In Nutrition Facts, nutrients are declared based on a food serving size. Serving sizes are regulated by the FDA and determined by a reference amount of food customarily consumed per eating occasion, or RACC table, for different food categories. Choosing the wrong serving size is a common mistake and can be a challenging exercise when food does not fit neatly into any one category. Servings must also be displayed in an appropriate common household measure like a teaspoon, tablespoon, or cups. 21 C.F.R. § 101.12(b). This allows consumers to compare the nutrition values between different options for the same categories of food. It empowers them to make healthy eating choices for themselves and their families.

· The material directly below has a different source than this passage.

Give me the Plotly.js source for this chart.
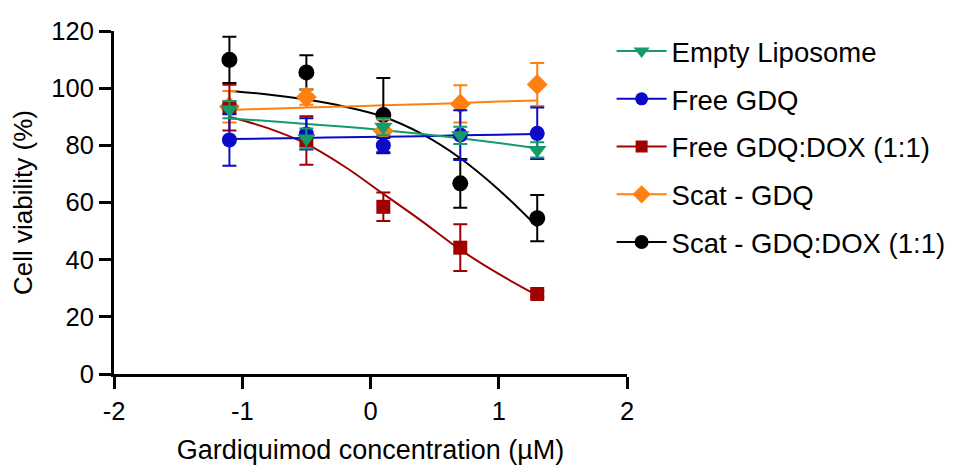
<!DOCTYPE html>
<html>
<head>
<meta charset="utf-8">
<script src="https://cdn.plot.ly/plotly-3.0.1.min.js"></script>
<style>
  html, body { margin: 0; padding: 0; background: #ffffff; }
  #chart { width: 959px; height: 465px; }
</style>
</head>
<body>
<div id="chart"></div>
<script>
// log10 of Gardiquimod concentration (µM) at which viability was measured
const doseLog = [-1.1, -0.5, 0.1, 0.7, 1.3];

// mean cell viability (%) and standard deviation per formulation
const emptyLiposome = [92.5, 82.4, 86.5, 83.5, 78.4];
const emptyLiposomeSd = [3.0, 3.5, 3.0, 3.0, 2.7];
const freeGdq = [81.9, 84.0, 79.9, 83.6, 84.2];
const freeGdqSd = [9.0, 5.5, 2.7, 8.7, 9.0];
const freeGdqDox = [93.2, 81.7, 58.5, 44.2, 28.0];
const freeGdqDoxSd = [8.0, 8.5, 5.0, 8.2, 1.0];
const scatGdq = [93.5, 96.9, 85.0, 94.5, 101.3];
const scatGdqSd = [5.5, 2.7, 4.0, 6.5, 7.5];
const scatGdqDox = [109.9, 105.5, 90.6, 66.7, 54.5];
const scatGdqDoxSd = [8.1, 6.0, 13.0, 8.5, 8.1];

// dose-response fit curves, sampled along the dose range
const fitDose = [-1.1, -0.8, -0.5, -0.2, 0.1, 0.4, 0.7, 1.0, 1.3];
const emptyLiposomeFit = [89.4, 88.5, 87.5, 86.5, 85.3, 84.0, 82.5, 80.8, 79.0];
const freeGdqFit = [82.2, 82.4, 82.6, 82.8, 83.0, 83.2, 83.5, 83.7, 84.0];
const freeGdqDoxFit = [90.0, 86.0, 80.5, 72.5, 63.0, 53.5, 43.5, 35.0, 27.5];
const scatGdqFit = [92.4, 92.8, 93.2, 93.6, 94.0, 94.4, 94.8, 95.3, 95.7];
const scatGdqDoxFit = [99.0, 97.8, 96.0, 93.5, 90.0, 84.0, 75.5, 64.5, 51.5];

const seriesNames = ['Empty Liposome', 'Free GDQ', 'Free GDQ:DOX (1:1)', 'Scat - GDQ', 'Scat - GDQ:DOX (1:1)'];

const series = [
  { name: seriesNames[0], y: emptyLiposome, sd: emptyLiposomeSd, fit: emptyLiposomeFit,
    color: '#159a6a', symbol: 'triangle-down', size: 16 },
  { name: seriesNames[1], y: freeGdq, sd: freeGdqSd, fit: freeGdqFit,
    color: '#0a0ac8', symbol: 'circle', size: 15 },
  { name: seriesNames[2], y: freeGdqDox, sd: freeGdqDoxSd, fit: freeGdqDoxFit,
    color: '#a00000', symbol: 'square', size: 14 },
  { name: seriesNames[3], y: scatGdq, sd: scatGdqSd, fit: scatGdqFit,
    color: '#ff8010', symbol: 'diamond', size: 16 },
  { name: seriesNames[4], y: scatGdqDox, sd: scatGdqDoxSd, fit: scatGdqDoxFit,
    color: '#000000', symbol: 'circle', size: 16 }
];

const traces = [];
// the first data set sits on top, so draw from the last one backwards
for (let i = series.length - 1; i >= 0; i--) {
  const s = series[i];
  traces.push({
    x: fitDose, y: s.fit, type: 'scatter', mode: 'lines',
    line: { color: s.color, width: 2, shape: 'spline' },
    showlegend: false, hoverinfo: 'skip'
  });
}
for (let i = series.length - 1; i >= 0; i--) {
  const s = series[i];
  traces.push({
    x: doseLog, y: s.y, type: 'scatter', mode: 'markers',
    marker: { color: s.color, symbol: s.symbol, size: s.size },
    error_y: { type: 'data', array: s.sd, visible: true, color: s.color, thickness: 2, width: 7 },
    showlegend: false, cliponaxis: false
  });
}
// legend entries: line with marker, listed in the original order
series.forEach((s, i) => {
  traces.push({
    x: [null], y: [null], type: 'scatter', mode: 'lines+markers', name: s.name,
    legendgroup: 'g' + i, legendrank: i + 1,
    line: { color: s.color, width: 2 },
    marker: { color: s.color, symbol: s.symbol, size: s.size - 2 }
  });
});

const family = 'Liberation Sans, Arial, sans-serif';
const tickFont = { family: family, size: 25.5, color: '#000' };

const layout = {
  width: 959, height: 465,
  margin: { l: 114, r: 332, t: 31, b: 91, autoexpand: false },
  paper_bgcolor: '#fff', plot_bgcolor: '#fff',
  font: { family: family, color: '#000' },
  xaxis: {
    range: [-2, 2], tickvals: [-2, -1, 0, 1, 2], ticktext: ['-2', '-1', '0', '1', '2'],
    showgrid: false, zeroline: false, showline: true, linecolor: '#000', linewidth: 3,
    ticks: 'outside', ticklen: 12, tickwidth: 3, tickcolor: '#000',
    tickfont: tickFont,
    title: { text: 'Gardiquimod concentration (µM)', font: { size: 27, family: family, color: '#000' }, standoff: 18 }
  },
  yaxis: {
    range: [0, 120], tickvals: [0, 20, 40, 60, 80, 100, 120],
    showgrid: false, zeroline: false, showline: true, linecolor: '#000', linewidth: 3,
    ticks: 'outside', ticklen: 12, tickwidth: 3, tickcolor: '#000',
    tickfont: tickFont,
    title: { text: 'Cell viability (%)', font: { size: 26, family: family, color: '#000' }, standoff: 12 }
  },
  legend: {
    x: 0.970, xanchor: 'left', y: 1.0126, yanchor: 'top',
    font: { size: 27.5, family: family, color: '#000' },
    traceorder: 'grouped', tracegroupgap: 9, itemwidth: 50,
    bgcolor: 'rgba(0,0,0,0)'
  },
  showlegend: true
};

Plotly.newPlot('chart', traces, layout, { displayModeBar: false, staticPlot: true });
</script>
</body>
</html>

The FDA is not so much concerned about the method food manufacturers use for nutritional analysis, and database calculations are an acceptable method in most cases. They are more concerned that the resulting Nutrition Facts be truthful and not misleading. Their role in regulating food labeling is more of an enforcement function rather than an approval function. The FDA does not approve food labels or the Nutrition Facts on them. However, they do regulate food labeling and enforce those regulations as resources allow and necessity guides them. If they do decide to decide about the truthfulness of the Nutrition Facts on a food label they will obtain samples and send them in for chemical analysis by an accredited laboratory. There is a protocol for this sampling and accepted methods of analysis that are used. This protocol and accepted methods of nutrition analysis are the gold standards for the food industry.
A chemical nutritional analysis is not necessary or required by the FDA in most cases. A recipe, or database, analysis is generally an appropriate, and accurate, method of nutritional analysis for most types of food. There are also the added benefits of speed and economy with this method. The main concern with database analysis is that the results be truthful and not misleading compared to what the FDA would find when performing chemical analysis on the food. For database nutrition analysis the results are only as good as the recipe information provided to the analyst and the quality of the nutrient data used. When the information is good a database analysis can be as accurate and reliable as a chemical analysis of the food.
There are times when only a chemical nutrition analysis is appropriate. For instance, nutrient content claim substantiation over the shelf life of a product can only be done through chemical analysis in the laboratory. Chemical analysis is also necessary when other methods of nutritional analysis are not appropriate for the type of food or for the processing techniques used to make the food. Beef jerky is a classic example of a food that should be analyzed chemically for nutrient content. Often the process to make beef jerky includes a marinade that is discarded followed by a drying process where juices fall off of the jerky. This complicated process makes recipe analysis from a nutrient database inappropriate. Other types of foods where chemical nutritional analysis is recommended include fermented and/or cultured foods like kombucha, cheese or kimchi, pickled foods, and nut milk.